Hey I'm a contributor to prestosql (the one that renamed to Trino). I'll provide a few of my opinions into some of these from the vantage point of our project.

* It's definitely confusing but pretty common in open source projects to see the original creators split off when corporate oversight interferes with the OS governance model. (https://www.computerworld.com/article/2746627/hudson-devs-vo...). This is especially true when, as the OP mentioned, it's a pretty cool tech and a lot of interest in it. Now that the names are different, it is clearing up a bit. We're hoping in a few years there will be one project standing so that you won't have to choose. I don't have to tell you which one I think it is.

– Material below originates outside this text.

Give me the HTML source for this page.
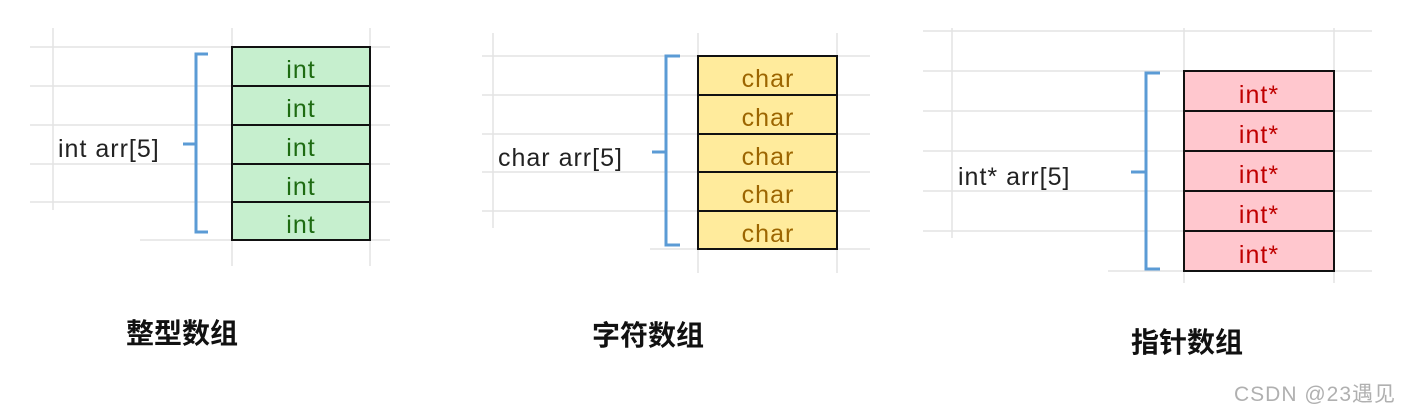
<!DOCTYPE html>
<html><head><meta charset="utf-8"><style>
body{margin:0;background:#fff;width:1402px;height:418px;overflow:hidden}
svg{display:block}
text{font-family:"Liberation Sans","Noto Sans CJK SC",sans-serif}
</style></head><body>
<svg width="1402" height="418" viewBox="0 0 1402 418">
<g stroke="#e3e3e3" stroke-width="1.5" fill="none">
<line x1="30" y1="47" x2="390" y2="47"/><line x1="30" y1="86" x2="390" y2="86"/><line x1="30" y1="125" x2="390" y2="125"/><line x1="30" y1="164" x2="390" y2="164"/><line x1="30" y1="202" x2="390" y2="202"/><line x1="140" y1="240" x2="390" y2="240"/>
<line x1="53" y1="28" x2="53" y2="210"/><line x1="232" y1="28" x2="232" y2="266"/><line x1="370" y1="28" x2="370" y2="266"/>
<line x1="482" y1="56" x2="870" y2="56"/><line x1="482" y1="95" x2="870" y2="95"/><line x1="482" y1="134" x2="870" y2="134"/><line x1="482" y1="172" x2="870" y2="172"/><line x1="482" y1="211" x2="870" y2="211"/><line x1="650" y1="249" x2="870" y2="249"/>
<line x1="493" y1="33" x2="493" y2="228"/><line x1="698" y1="33" x2="698" y2="273"/><line x1="837" y1="33" x2="837" y2="273"/>
<line x1="923" y1="31" x2="1372" y2="31"/><line x1="923" y1="71" x2="1372" y2="71"/><line x1="923" y1="111" x2="1372" y2="111"/><line x1="923" y1="151" x2="1372" y2="151"/><line x1="923" y1="191" x2="1372" y2="191"/><line x1="923" y1="231" x2="1372" y2="231"/><line x1="1108" y1="271" x2="1372" y2="271"/>
<line x1="952" y1="28" x2="952" y2="238"/><line x1="1184" y1="28" x2="1184" y2="283"/><line x1="1334" y1="28" x2="1334" y2="283"/>
</g>
<g stroke="#111" stroke-width="2">
<rect x="232" y="47" width="138" height="193" fill="#c6efce"/>
<line x1="232" y1="86" x2="370" y2="86"/><line x1="232" y1="125" x2="370" y2="125"/><line x1="232" y1="164" x2="370" y2="164"/><line x1="232" y1="202" x2="370" y2="202"/>
<rect x="698" y="56" width="139" height="193" fill="#ffeb9c"/>
<line x1="698" y1="95" x2="837" y2="95"/><line x1="698" y1="134" x2="837" y2="134"/><line x1="698" y1="172" x2="837" y2="172"/><line x1="698" y1="211" x2="837" y2="211"/>
<rect x="1184" y="71" width="150" height="200" fill="#ffc7ce"/>
<line x1="1184" y1="111" x2="1334" y2="111"/><line x1="1184" y1="151" x2="1334" y2="151"/><line x1="1184" y1="191" x2="1334" y2="191"/><line x1="1184" y1="231" x2="1334" y2="231"/>
</g>
<g stroke="#5b9bd5" stroke-width="3" fill="none">
<path d="M208 54 H196 V144 M183 144 H196 M196 144 V232 H208"/>
<path d="M680 56 H666 V152 M652 152 H666 M666 152 V245 H680"/>
<path d="M1160 73 H1146 V172 M1131 172 H1146 M1146 172 V269 H1160"/>
</g>
<g font-size="25" text-anchor="middle" letter-spacing="1">
<g fill="#1e6b12"><text x="301" y="78">int</text><text x="301" y="117">int</text><text x="301" y="156">int</text><text x="301" y="195">int</text><text x="301" y="233">int</text></g>
<g fill="#9c6500"><text x="768" y="87">char</text><text x="768" y="126">char</text><text x="768" y="165">char</text><text x="768" y="203">char</text><text x="768" y="242">char</text></g>
<g fill="#c00000"><text x="1259" y="103">int*</text><text x="1259" y="143">int*</text><text x="1259" y="183">int*</text><text x="1259" y="223">int*</text><text x="1259" y="263">int*</text></g>
</g>
<g font-size="25" fill="#222" letter-spacing="1">
<text x="58" y="157">int arr[5]</text>
<text x="498" y="166">char arr[5]</text>
<text x="958" y="185">int* arr[5]</text>
</g>
<g font-size="28" font-weight="bold" fill="#111" text-anchor="middle">
<text x="182" y="343">整型数组</text>
<text x="648" y="345">字符数组</text>
<text x="1187" y="352">指针数组</text>
</g>
<text x="1396" y="401" font-size="21" fill="#b0b0b0" text-anchor="end" letter-spacing="1">CSDN @23遇见</text>
</svg>
</body></html>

* Active-active HA is not really necessary IMO as Trino is designed for low latency interactive queries in general. It can handle longer running batch queries but it gives up fault tolerance to fail fast and you just resubmit the query vs predecessors like Hive, Spark, etc... that handle ETL and long running batch processes efficiently but this adds complexity to the query to checkpoint the work. I could see the need for an active-passive HA to have on deck during a failure. Setting up your own active-passive HA is as simple as putting two coordinators behind a proxy and pointing your workers to the proxy address. Then you basically have the proxy run health checks and flip over in the event of an outage. Here's the issue to track native HA though https://github.com/trinodb/trino/issues/391.

* I'm not sure why autoscaling is said to be difficult. I think this is why you have kubernetes and docker to manage this type of workload.

* The only reason this is a pain to me is that engineers wanting to join our community and commit have a bit of a learning curve and depends heavily on us mentoring and guiding them on how the REST API works, which we don't mind. However, I agree with this choice from a design perspective for the user. If you want to use Trino, it's better not to be exposed to this implementation detail or mess with how this works. It will likely cause you more pain.

* This has improved in the last two years since we branched from PrestoDB 2019 (https://trino.io/blog/2020/01/01/2019-summary.html) and 2020 (https://trino.io/blog/2021/01/08/2020-review.html).

* Agreed, we are working on what's the better model here: https://github.com/trinodb/trino/discussions/6573

It adds complexity in infrastructure and becomes a separate translation layer. I haven’t run a presto deployment, but have worked adjacent to it, I do think it brings advantages. But a lot of client side ‘whatevers’ connect to a lot of different database/storage technologies already, adding another complex layer to the mix might not be worth it.
Dremio also appears to take a similar approach, but with more advanced caching features / query pushdown. Plus it has Apache Arrow at its heart. I think that would be my choice of solution in this space
@legg0myegg0 thanks for bringing up Dremio. Can Dremio connect with different databases RDBMS, Kafka, DataLake PRC file formats? Is the use case limited to certain data stores? Is the use-case primarily a united query engine (so that the code remains consistent across DB engines) or is the use case query acceleration?